UN to lead AU peacekeepers in Sudan

The UN is set to lead AU forces in Darfur and investigate the increasing violence.

    The Sudanese government has accused Uganda and Eritrea of supporting the SPLA.

    Trench warfare

     

    Elias Waya Nyipuocs, a former SPLA officer, said: "More than hundreds have been lost. The Sudan army sustained very heavy casualties and civilians were caught in the crossfire."

     

    The fighting in the southern town of Malakal began three days ago and escalated into full trench warfare.

     

    Nyipuocs said militias belonging to the SAF attacked the SPLA and the local commissioner of Malakal. The militiamen then took refuge in the SAF barracks near the airport.

     

    He said: "We were forced to overrun the barracks and the SAF fought side by side with the militia against the SPLA."

     

    SAF tanks counter-attacked and shelled the town, inflicting high civilian casualties, Nyipuocs said.
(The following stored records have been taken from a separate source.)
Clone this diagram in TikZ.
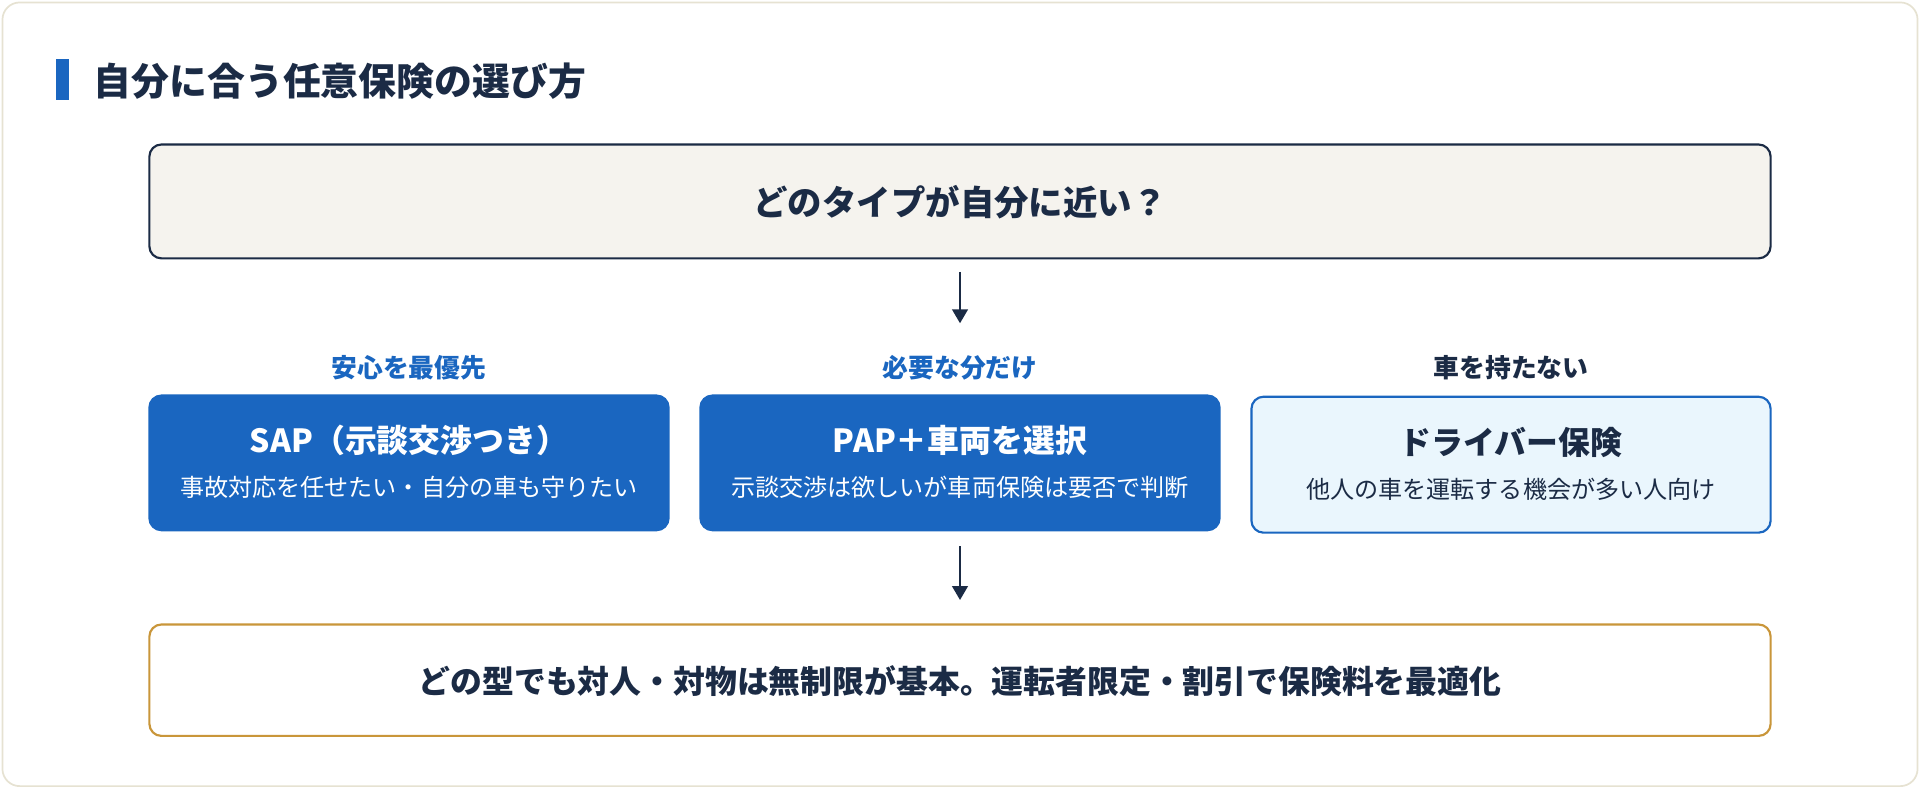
\documentclass[tikz,border=0pt]{standalone}
\usepackage{fontspec}
\setmainfont{Noto Sans CJK JP}
\usetikzlibrary{arrows.meta}
\definecolor{navy}{HTML}{1B2B45}
\definecolor{blu}{HTML}{1A66C0}
\definecolor{gold}{HTML}{C9963A}
\definecolor{beige}{HTML}{F5F3EE}
\definecolor{pale}{HTML}{EAF6FD}
\definecolor{cardline}{HTML}{E6E2D2}
\begin{document}
\begin{tikzpicture}[x=0.05cm,y=-0.05cm,
  box/.style={rounded corners=14pt,line width=2.5pt},
  arr/.style={draw=navy,line width=2.5pt,-{Triangle[length=16pt,width=18pt]}},
  lab/.style={font=\fontsize{30}{34}\selectfont\bfseries},
  btitle/.style={font=\fontsize{37}{42}\selectfont\bfseries},
  bsub/.style={font=\fontsize{28}{32}\selectfont}]
\useasboundingbox (0,0) rectangle (1568,644);
\draw[cardline,line width=2pt,fill=white,rounded corners=20pt] (2,2) rectangle (1566,642);
\fill[blu] (46,48) rectangle (56,82);
\node[anchor=west,text=navy,font=\fontsize{44}{48}\selectfont\bfseries] (title) at (74,66) {自分に合う任意保険の選び方};
\draw[box,draw=navy,fill=beige] (122,118) rectangle (1446,211);
\node[text=navy,font=\fontsize{40}{44}\selectfont\bfseries] (q) at (784,165) {どのタイプが自分に近い？};
\coordinate (a1s) at (784,222); \coordinate (a1e) at (784,264);
\draw[arr] (a1s) -- (a1e);
\node[lab,text=blu] (l1) at (334,300) {安心を最優先};
\node[lab,text=blu] (l2) at (784,300) {必要な分だけ};
\node[lab,text=navy] (l3) at (1234,300) {車を持たない};
\draw[box,draw=blu,fill=blu] (122,323) rectangle (546,433);
\draw[box,draw=blu,fill=blu] (572,323) rectangle (996,433);
\draw[box,draw=blu,fill=pale] (1022,324) rectangle (1446,435);
\node[btitle,text=white] (t1) at (334,360) {SAP（示談交渉つき）};
\node[bsub,text=white] (s1) at (334,398) {事故対応を任せたい・自分の車も守りたい};
\node[btitle,text=white] (t2) at (784,360) {PAP＋車両を選択};
\node[bsub,text=white] (s2) at (784,398) {示談交渉は欲しいが車両保険は要否で判断};
\node[btitle,text=navy] (t3) at (1234,361) {ドライバー保険};
\node[bsub,text=navy] (s3) at (1234,400) {他人の車を運転する機会が多い人向け};
\coordinate (a2s) at (784,446); \coordinate (a2e) at (784,490);
\draw[arr] (a2s) -- (a2e);
\draw[box,draw=gold,fill=white] (122,510) rectangle (1446,601);
\node[text=navy,font=\fontsize{37}{42}\selectfont\bfseries] (b) at (784,556) {どの型でも対人・対物は無制限が基本。運転者限定・割引で保険料を最適化};
\end{tikzpicture}
\end{document}
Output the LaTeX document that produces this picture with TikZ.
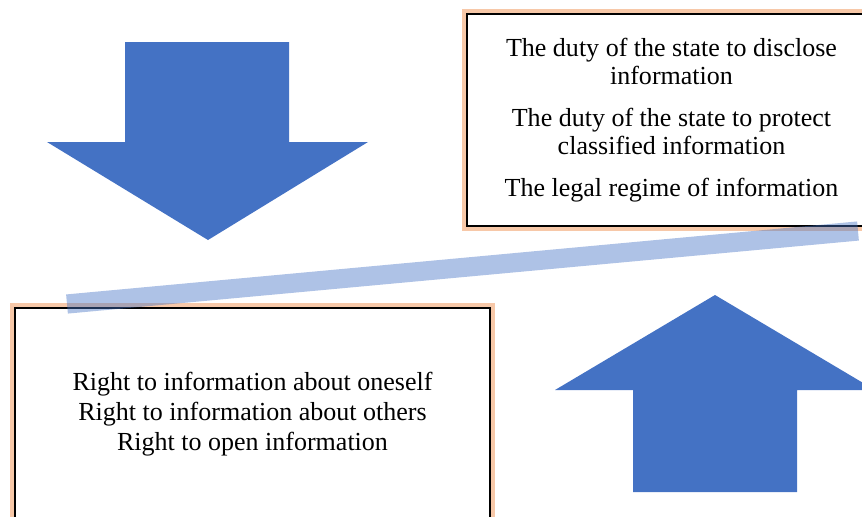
\documentclass[tikz,border=0pt]{standalone}
\usepackage{fontspec}
\setmainfont{Liberation Serif}
\usetikzlibrary{positioning}

\definecolor{arrowblue}{HTML}{4472C4}
\definecolor{glow}{HTML}{F4B183}

\tikzset{
	infobox/.style={draw=black, line width=1.2pt, fill=white, align=center,
		font=\fontsize{18.5}{20}\selectfont,
		preaction={draw=glow, line width=7pt, opacity=0.7}},
	bigarrow/.style={fill=arrowblue, draw=none},
	linkbar/.style={draw=arrowblue, opacity=0.43, line width=0.48cm}
}

\begin{document}
\begin{tikzpicture}[x=0.025cm, y=-0.025cm]
	\useasboundingbox (0,0) rectangle (862,516);
	\clip (0,0) rectangle (862,516);
	\fill[bigarrow] (125,42) -- (289,42) -- (289,142) -- (368,142) -- (208,240) -- (47,142) -- (125,142) -- cycle;
	\fill[bigarrow] (633,492) -- (797,492) -- (797,390) -- (875,390) -- (715,295) -- (555,390) -- (633,390) -- cycle;
	\node[infobox, minimum width=10.225cm, minimum height=5.3cm] (duties) at (671.5,120)
	  {The duty of the state to disclose\\ information\\[10pt]
	   The duty of the state to protect\\ classified information\\[10pt]
	   The legal regime of information};
	\node[infobox, minimum width=11.875cm, minimum height=5.3cm, font=\fontsize{18.5}{21.5}\selectfont] (rights) at (252.5,414)
	  {Right to information about oneself\\ Right to information about others\\ Right to open information};
	\coordinate (barL) at (67,304);
	\coordinate (barR) at (858,231);
	\draw[linkbar] (barL) -- (barR);
\end{tikzpicture}
\end{document}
An SAF spokesman was not immediately able to comment.

     

    Increasing UN capacity

     

    On November 16, Kofi Annan, the UN secretary-general, announced that Sudan had agreed "in principle" to the deployment of a "hybrid" UN-AU peacekeeping force in Darfur.

     

    This appeared to signal a change in the position of Khartoum, which had vehemently opposed any significant UN role in Darfur, arguing it would be a violation of its sovereignty and could worsen the situation there.

     

    "We will be doing everything we can to ensure that the reality of the situation on the ground is exposed in the Human Rights Council"

    Nicholas Thorne, British ambassador to the UN in Geneva

    Annan urged the United Nations Human Rights Commission (UNHRC) to speak out against violations elsewhere in the world that were equally or even more needing of attention, even if they risked angering regional allies.

     

    "I would suggest that Darfur is a glaring case in point," Annan said in a statement to the body, which was created to replace the widely discredited Human Rights Commission, paralysed by political divisions between its members.

     

    Annan and Louise Arbour, the chief UN human rights official, told the council they had to do more.

    Nicholas Thorne, a British ambassador to the UN, said: "A combination of both the secretary-general and the high commissioner for human rights emphasising just how awful the situation in Darfur is, has helped us return to the charge, and we have had little difficulty in getting the necessary support for a special session of the Human Rights Council on Darfur."

     

    The special session will be held on December 12, he said.

     

    Thorne said: "We will be doing everything we can to ensure that the reality of the situation on the ground is exposed in the Human Rights Council."

     

    Sudan's faltering peace agreement

     

    The current fighting is the heaviest since the Comprehensive Peace Agreement (CPA) was signed and formally ended war between the Khartoum government and the SPLA in Africa's longest civil conflict.

     

    According to International Crisis Group the peace deal serves only to pose a threat to many groups associated with the National Congress Party (NCP) regime.

     

    The group claims the NCP signed the CPA to deflect international pressure over Darfur and strengthen its domestic power base by securing a partnership with the Sudan People's Liberation Movement.

     

    Elections, due to be held in 2009, threaten to remove NCP officials from power, the non-profit group said.